This looks silly, but...

My solution is essentially the same as above. Let $V$ be the vector space over $Z/2Z^n$ and let $+$ (or addition) be done component wise in modulo 2 and the string $(0,0,...,0)$ be the null vector. Let the $i$th lamp be On iff the $i$ th bit is 1 and Off otherwise. To $i$th state we assign an element $s_i$ of $V$.If $(s_1+...+s_k)$ is $(1,1,...,1)$(Call it $1_n$) for some $k$ less than ${2^{n-1}-1}$ we are done. Otherwise let $s=s_1+...+s_{2^{n-1}-1}$. If $s$ is $1_n$ we are done. If $s+s_i$ is $1_n$ (for $i=1,...,{2^{n-1}-1}$) we are done. Otherwise let us choose another subset which contributes $s'$. Now if $s+s'$ is $1_n$ we are done. Otherwise since the empty set is not there we have an $i$ with $i\le 2^{n-1}-1$ such that $s+s'+s_i$ is $1_n$(using a simple counting argument). Hence the conclusion.

Can someone kindly explain the last step of the above solutions?

cba wrote: Can someone kindly explain the last step of the above solutions? X is the buttons you have already chosen ( |X|=$2^{n-1}-1$ ) Y is the buttons you don't know if $s' \in X$ ,then choose it , we consider the case $s' \in Y $ if you can find $s_i, s_j \in X$, that $s_i +s_j =s'$,we make $s_i, s_j $ to be the last two bottons, we notice that for the $2^{n}-2$ subsets ( except s' and the empty one ), we can make $2^{n-1}-1$ pairs of $(i,j)$ such that $s_i +s_j =s'$ each pair of $(i,j)$ can't belong to X or Y, in another word, it must be one in X and the other one in Y

hajimbrak wrote: There are $n\ge 2$ lamps, each with two states: $\textbf{on}$ or $\textbf{off}$. For each non-empty subset $A$ of the set of these lamps, there is a $\textit{soft-button}$ which operates on the lamps in $A$; that is, upon $\textit{operating}$ this button each of the lamps in $A$ changes its state(on to off and off to on). The buttons are identical and it is not known which button corresponds to which subset of lamps. Suppose all the lamps are off initially. Show that one can always switch all the lamps on by performing at most $2^{n-1}+1$ operations. Consider the space of all subsets of $A$ as a vector space $V$ over $\mathbb{F}_2$. One basis of it may be $v_i=(0,0,\dots,1,0,\dots,0),i=1,2,\dots,n$ ($1$ is at the $i$-th place and can be interpret as a subset that contains only the $i$-th element of $A$).
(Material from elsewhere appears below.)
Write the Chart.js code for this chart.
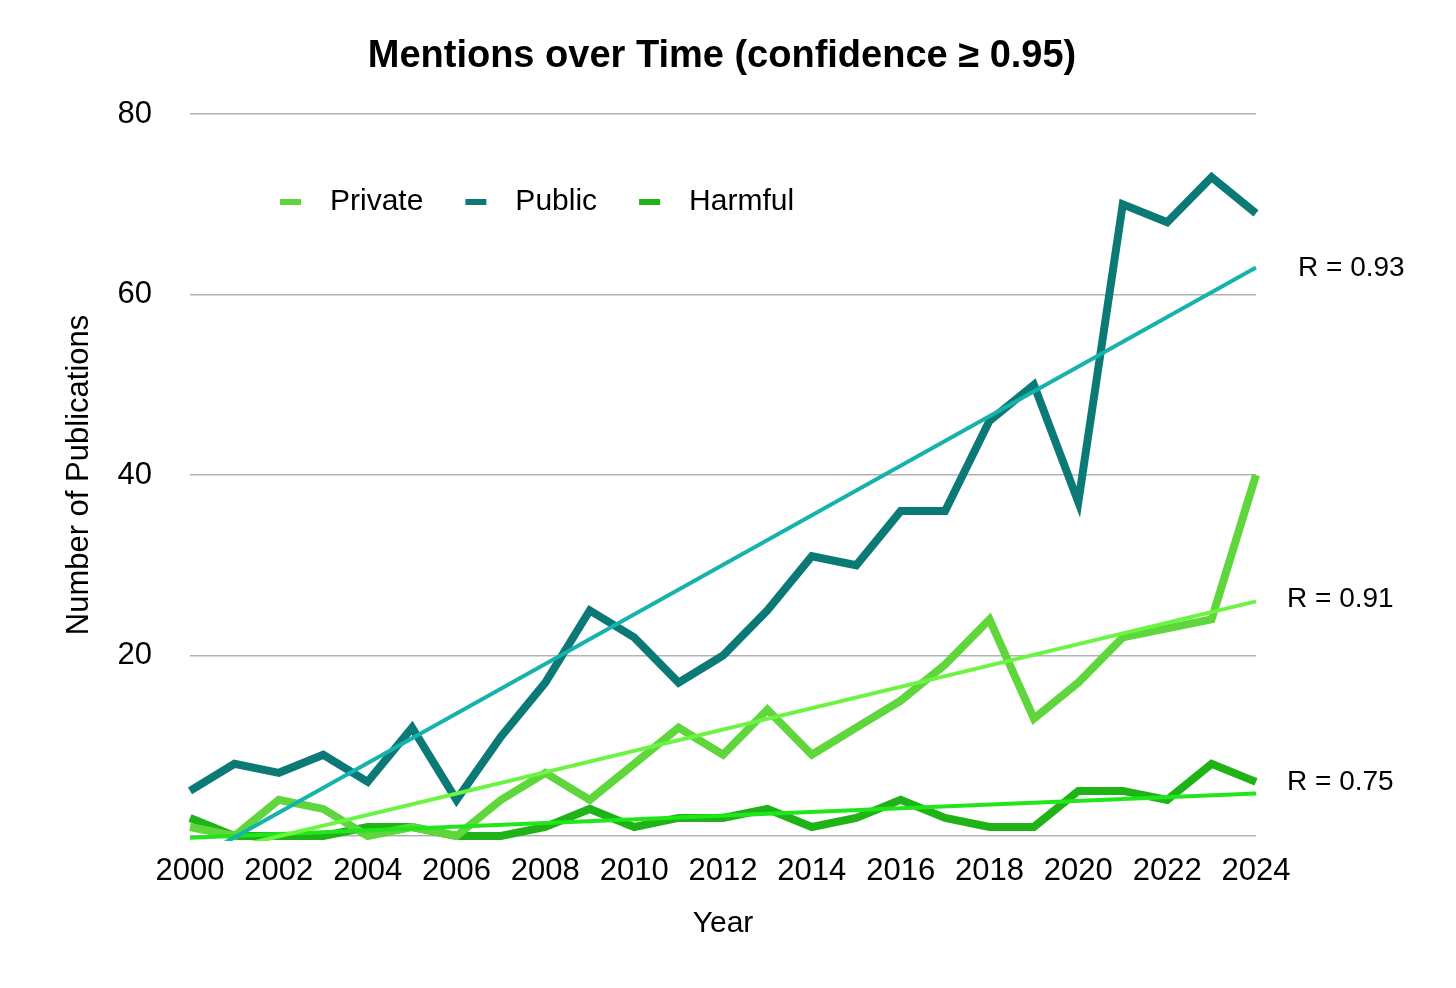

Clearly $V$ has dimension $n$. Now we begin to push different buttons, interpret as picking distinct vectors from $V$, until the span of the vectors picked is the entire $V$. It happens no later than at the $2^{n-1}$-th pick and may be attained if we have first picked up all $2^{n-1}-1$ non zero vectors from some $n-1$ dimensional subspace of $V$. Now, suppose we span the entire $V$ at the $2^{n-1}-r$-th vector, $r\ge 0$. Thus, the first $2^{n-1}-r-1$ vectors span some $n-1$ dimensional subspace $V_0$ of $V$. The number of all non zero vectors of $V_0$ is $2^{n-1}-1$, so let $u_1,u_2,\dots,u_r$ be the missing ones. The sum of the first $2^{n-1}-r-1$ vectors is exactly $u:=u_1+u_2+\dots+u_r\in V_0$. Let the last picked up vector is $v$. Then $(1,1,\dots,1)=v'+v$, where $v'\in V_0$ implying $(1,1,\dots,1)=u+(-u+v')+v$. The dimension of the subspace $V_0'$ of $V_0$ spanned by $u_1,u_2,\dots,u_r,v'$ is at most $r+1$ and we can choose a basis of $V_0'$ which does not contain $u_1,u_2,\dots,u_r$ (easy to prove). Pushing some of the buttons corresponding to that basis, we can construct the vector $(-u+v')$ with at most $r+1$ operations. Hence, all operations needed to construct $(1,1,\dots,1)$ are at most $2^{n-1}-r+(r+1)=2^{n-1}+1$.